We started at Glasbury-on-Wye on Sunday morning, seven adults and 11 children in six canoes, only two of which capsized, happily into water that was only knee-deep. One was a tiny purple kayak, more like a big kazoo, into which our friend Patrick had squeezed. The other was the canoe containing four 16-year-old girls, who dealt with their predicament with dignified, resourceful calm. Or rather, didn't.

At around 5pm Simon identified what he thought was a stretch of riverbank in the lee of Uncle Chuff's field, so we hoiked the canoes up a steep bank of mud and nettles (with at least one of us remembering Ratty's comment about there being nothing half as much fun as messing about in boats and silently resolving to burn his copy of Wind In The Willows) and set up camp on the edge of a vast cornfield.

This was the bit where we Viners finally came into our own, erecting our bell tent with something approaching panache. Jane bought the bell tent six months ago so the children could have sleepovers in the garden with their mates, so she is a practised hand, and while I'm sure that www.belltent.co.uk can do all their own marketing without any help from me, it's a truly splendid thing, a tent like tents used to be before they became over-complicated with pods and Jacuzzis and stuff. It's wonderfully easy to erect, and once up, it has an elegant, faintly eastern aura. Indeed, with the kilim placed just inside the entrance, it could have passed for the home of Suleiman the Magnificent. Or at the very least that of his son, Suleiman the So-So.

As afternoon turned into evening, we communed happily with nature, even the child feeling deprived of his games console, who got excited when he overheard his father's intention to "go for a wee", fleetingly thinking that he might be going for a Wii. The only thing interfering with the wholesome outdoorsiness of the occasion was Simon's sotto voce admission to Jane and me that he wasn't certain we were actually on Uncle Chuff's land. So when we saw a Land Rover trundling across the field towards us, we feared the worst. And sure enough, it was a farmer and his wife, furious that we had pitched camp on their farm and ordering us to leave. I tried to calm them down, offering to pay, and promising that we wouldn't build a fire, which seemed to be their main concern, but they would not be placated. They didn't want our money, they just wanted us to bugger off. The trip was turning sour before our eyes.

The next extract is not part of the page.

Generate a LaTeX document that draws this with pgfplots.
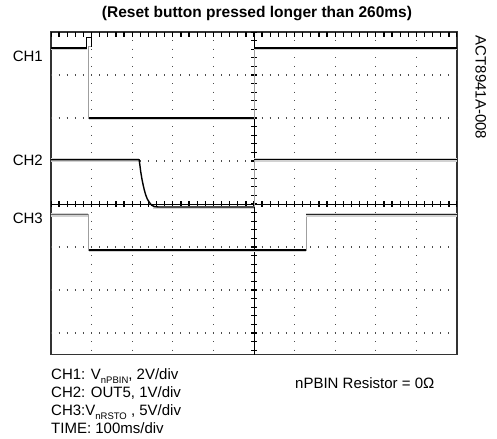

It was at this miserable point that Simon stepped forward and introduced his Uncle Chuff and Auntie Candia, with whom he had conspired to hoodwink Jane and me. All the other adults were in on the joke, which, it has to be said, was brilliantly executed. Moreover, far from being the hatchet-faced pair they had seemed, Uncle Chuff and Auntie Candia turned out to be utterly delightful, pulling out flasks of tea and a wicker hamper full of lemon drizzle cake. Not that it's easy to warm instantly to people who moments earlier have appeared to be ruining your day; it took Jane two mugs of a tea to stop shaking.

The rest of the trip, happily, passed without incident. The night under canvas was as comfortable as any night spent sliding slowly but inexorably downhill in a sleeping-bag can be, and the rest of the majestic Wye was safely negotiated the following day. We even saw a kingfisher. In more ways than one, we got home feeling well and truly Chuffed.